Book ~ "Lost Breweries of Toronto" (2014) Jordan St. John

From Goodreads ~ Explore the once-prominent breweries of nineteenth-century Toronto. Brewers including William Helliwell, John Doel, Eugene O'Keefe, Lothar Reinhardt, Enoch Turner, and Joseph Bloore influenced the history of the city and the development of a dominant twentieth-century brewing industry in Ontario. Step inside the lost landmarks that first brought intoxicating brews to the masses in Toronto. 

Jordan St. John delves into the lost buildings, people and history behind Toronto's early breweries, with detailed historic images, stories both personal and industrial, and even reconstructed nineteenth-century brewing recipes. 

I like beer.  I like learning about the history of Toronto.  So I thought this would be an interesting book.  Gord had read it in January and enjoyed it.

There are 17 chapters covering breweries here in Toronto from 1800 to the 1960s that are no longer around ... like the Spadina Brewery (hard to believe it failed because Kensington Market was so far out of the downtown core!), O'Keefe Brewery and Joseph Bloore's Brewery.
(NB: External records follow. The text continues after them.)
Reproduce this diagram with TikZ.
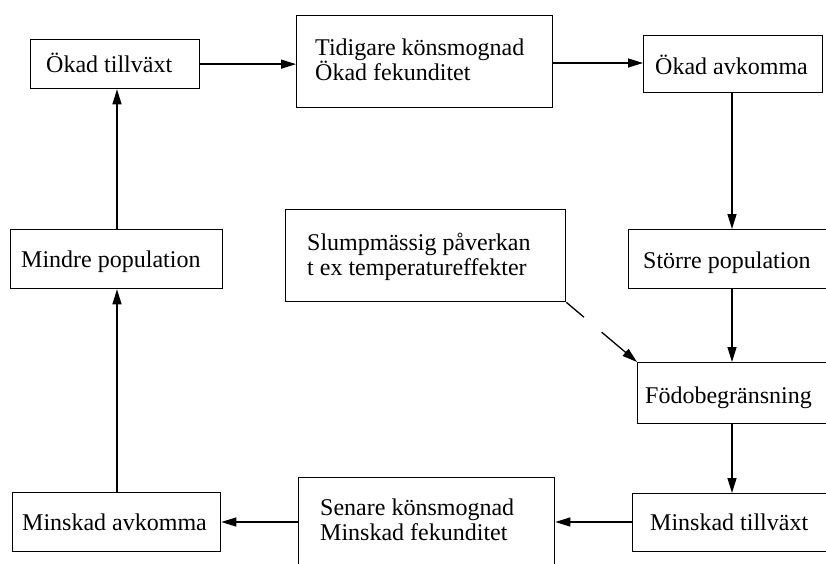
\documentclass[tikz,border=0pt]{standalone}
\usepackage{fontspec}
\setmainfont{Liberation Serif}
\usetikzlibrary{arrows.meta,calc}
\tikzset{
  box/.style={draw, line width=1.3pt, inner sep=0pt, anchor=north west},
  txt/.style={inner sep=0pt, anchor=base west, font=\fontsize{24}{25}\selectfont},
  arr/.style={line width=1.3pt, -{Triangle[length=15pt,width=9pt]}},
  ln/.style={line width=1.3pt}
}
\begin{document}
\begin{tikzpicture}[x=1pt,y=-1pt]
\useasboundingbox (0,0) rectangle (826,564);
\clip (0,0) rectangle (826,564);
\fill[white] (0,0) rectangle (826,564);
% boxes
\node[box, minimum width=169pt, minimum height=49pt] (b1) at (30,39) {};
\node[box, minimum width=256pt, minimum height=92pt] (b2) at (296,15) {};
\node[box, minimum width=179pt, minimum height=57pt] (b3) at (643,35) {};
\node[box, minimum width=212pt, minimum height=59pt] (b4) at (10,229) {};
\node[box, minimum width=280pt, minimum height=92pt] (s) at (285,209) {};
\node[box, minimum width=220pt, minimum height=59pt] (b5) at (628,229) {};
\node[box, minimum width=210pt, minimum height=61pt] (b6) at (637,362) {};
\node[box, minimum width=215pt, minimum height=58pt] (b7) at (632,493) {};
\node[box, minimum width=256pt, minimum height=110pt] (b8) at (298,477) {};
\node[box, minimum width=208pt, minimum height=59pt] (b9) at (12,492) {};
% texts
\node[txt] (t1) at (46,73) {Ökad tillväxt};
\node[txt] (t2a) at (315,56) {Tidigare könsmognad};
\node[txt] (t2b) at (315,81) {Ökad fekunditet};
\node[txt] (t3) at (655,75) {Ökad avkomma};
\node[txt] (t4) at (21,267) {Mindre population};
\node[txt] (tsa) at (307,250) {Slumpmässig påverkan};
\node[txt] (tsb) at (307,275) {t ex temperatureffekter};
\node[txt] (t5) at (643,268) {Större population};
\node[txt] (t6) at (645,403) {Födobegränsning};
\node[txt] (t7) at (650,530) {Minskad tillväxt};
\node[txt] (t8a) at (320,515) {Senare könsmognad};
\node[txt] (t8b) at (320,540) {Minskad fekunditet};
\node[txt] (t9) at (22,530) {Minskad avkomma};
% connectors
\coordinate (rx) at (732,0);
\coordinate (lx) at (117,0);
\draw[arr] (b1.east) -- (b1.east -| b2.west);
\draw[arr] (b2.west |- 0,63) ++(256,0) coordinate (b2e) -- (b2e -| b3.west);
\draw[arr] (b3.south -| rx) -- (b5.north -| rx);
\draw[arr] (b5.south -| rx) -- (b6.north -| rx);
\draw[arr] (b6.south -| rx) -- (b7.north -| rx);
\draw[arr] (b7.west |- 0,522) coordinate (b7w) -- (b7w -| b8.east);
\draw[arr] (b8.west |- 0,522) coordinate (b8w) -- (b8w -| b9.east);
\draw[arr] (b9.north -| lx) -- (b4.south -| lx);
\draw[arr] (b4.north -| lx) -- (b1.south -| lx);
\draw[ln] (s.south east) -- ($(s.south east)!0.25!(b6.north west)$);
\draw[arr] ($(s.south east)!0.5!(b6.north west)$) -- (b6.north west);
\end{tikzpicture}
\end{document}
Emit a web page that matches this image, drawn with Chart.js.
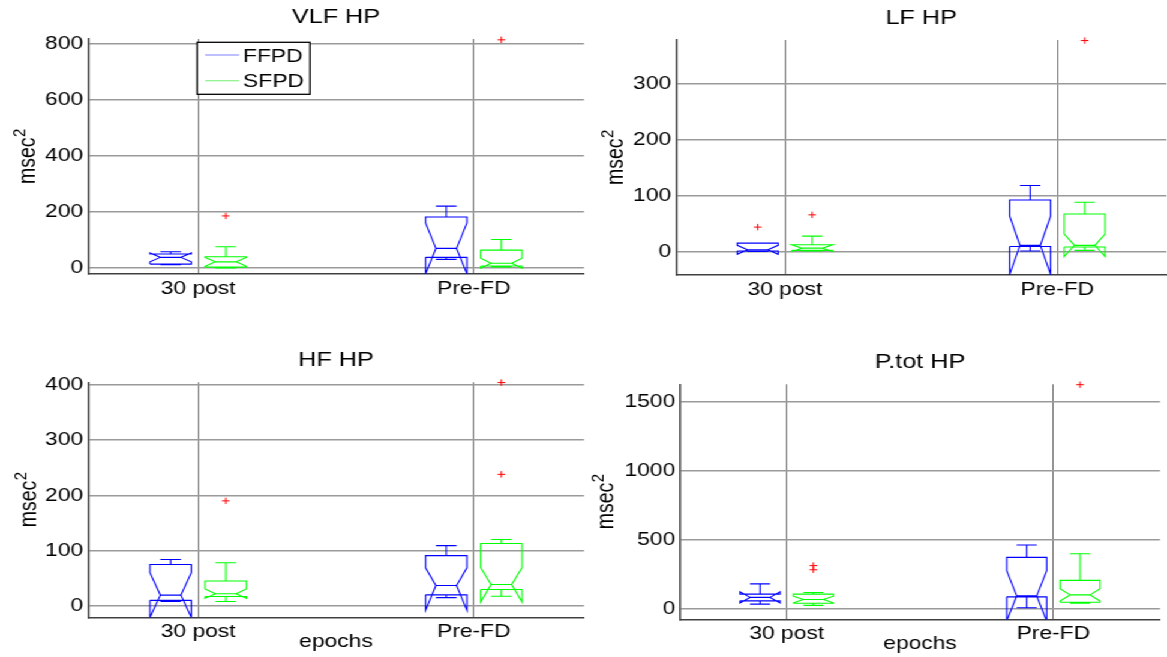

There is a chapter about John Farr's Brewery (1820 - 88), which used to be on Queen Street W (in our 'hood).  Gord and I had gone on an interesting Heritage Toronto walk in June 2012 called Between the Bridge and the Brewery:  Trinity Bellwoods Neighbourhood and we learned a bit about Farr's brewery (his house, which was built in 1847, still stands ... the brewery next door had burnt down and there's a condo on the space now).

The majority of the earliest brewers in the city were typically from England, middle class and literate.  Many of the breweries in those days needed to be rebuilt because of fire.

It was an interesting book.  Along with the information, there were also some pictures and drawings of the breweries and pictures of the labels that were on the bottles.  It would have been nice, though, to have included a map of Toronto today with the locations of where the breweries once were.  Family trees would have been helpful too since there were fathers and sons in the businesses, plus intermarriage among the different brewery families along with new owners from other breweries.

Wouldn't it be fun to be able to travel back in time and visit these breweries?